For more than a decade, Hassaine says, Britain has been a “soft touch” for Islamist radicals who used it as a fundraising and propaganda base to launch attacks in Algeria and elsewhere: “The groups here now are much more independent of each other. There are plenty of them and they’ve been here in London for a long time.”
The Sunday Times relates, rather hopefully, the experience of one former extremist, perhaps wishing that his story points to a peaceful solution to Britain's problem.
One former Algerian jihadi may hold the answer to the terrorist threat. When he was 24, Abdullah Anas reached a turning point in his life. A member of the Muslim Brotherhood and an imam, he had been brought up on stories of the long war for Algeria’s independence from France. Now he decided it was his turn to take up the gun for a cause: in his case, jihad.
Anas travelled to Peshawar in Pakistan and then walked for 40 days to northern Afghanistan. He lost most of his toenails, but “I felt I was reborn when I first got there . . . Even though I was sick for 10 days, I was so happy to be walking along with my Kalashnikov and with my brothers”.
He fought there for eight years, becoming close to Bin Laden. But he was eventually disillusioned. “I am proud God chose me to be part of that holy war. I went there prepared to become a martyr. But it was very sad for me to see that once they had liberated their own land, they were unable to build their country. It was a big lesson for me,” he said last week.
“I realised that Muslims can win the battle, but can’t stabilise afterwards and win the peace. I saw it with my own eyes. I saw the same in Algeria, where my father and grandfather fought for freedom from the French, but once we had it, it fell to pieces. The Muslim fighters know how to die, but not how to live.

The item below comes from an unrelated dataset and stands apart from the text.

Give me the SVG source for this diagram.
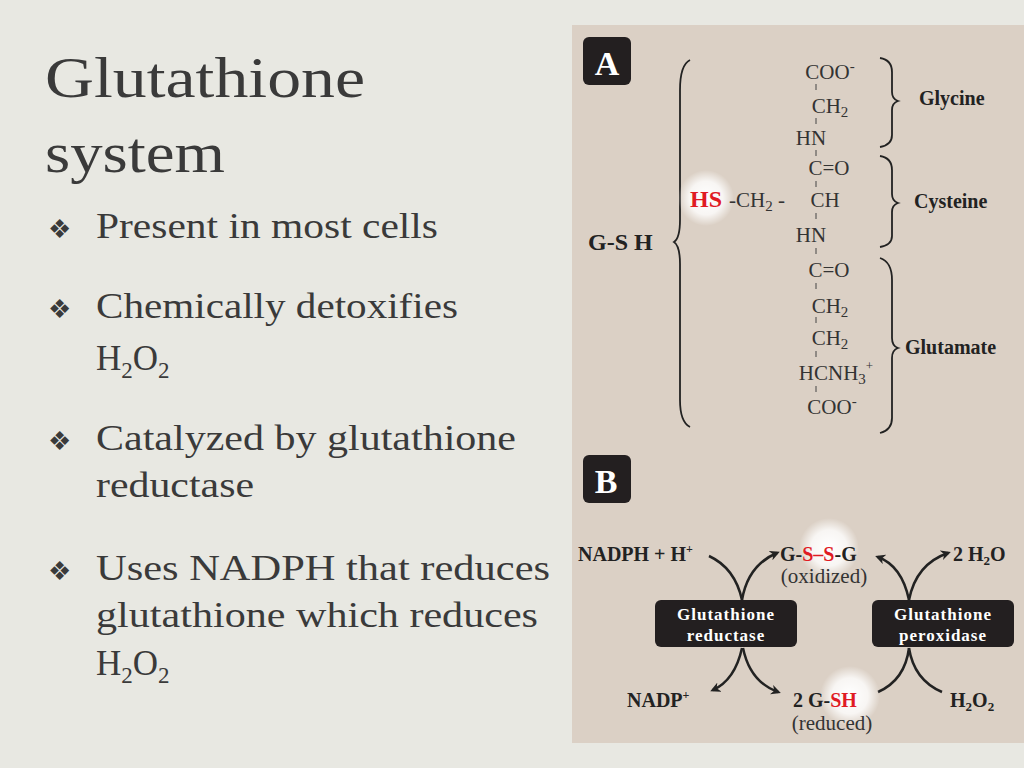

Islamic extremism offers nothing but pain, death, tyranny and squalor, but if the Sunday Times thinks that will disabuse the fanatics from their cause, they need only examine the continued adoration of communism and socialism by Western academics. Despite the utter economic failure, social bankruptcy and mass murder caused repeatedly around the world by these failed ideas, they remain very popular on American and European college campuses (though, virtually no where else). Young Muslims are not likely to be blunted from their violent extremism even by the knowledge of what that extremism will ultimately bring. They don't care. You can't argue rationally with religious fanatics. No amount of "reformed extremists" nor tales of the real results of their ideology will dissuade them.
The British government created this crisis by inviting hundreds of thousands of non-European, non-Western peoples to migrate to its shores, bringing with them their alien culture and ideas. It is manifestly clear that a significant percentage of these people - mostly Muslims - possibly a majority, have no intention of assimilating into British culture, but rather, plan to change Britain to suit their liking. Britain, imbibing deeply into the false idea of multiculturalism - better understood as Western self-hatred - has poisoned itself. The number of militant young Muslim men in Britain will only grow, as well the violence. Meanwhile, native born Anglo-Saxons have allowed themselves to be ethnically cleansed from large areas of the country's largest cities, now home to colonies of foreigners. The threat to Britain's long-term survival today is, ironically, far worse than it was when Nazi bombers rained ordinance down on a burning London. Today, the fascists are inside the country, at Britain's own invitation, and they plan to burn down the house.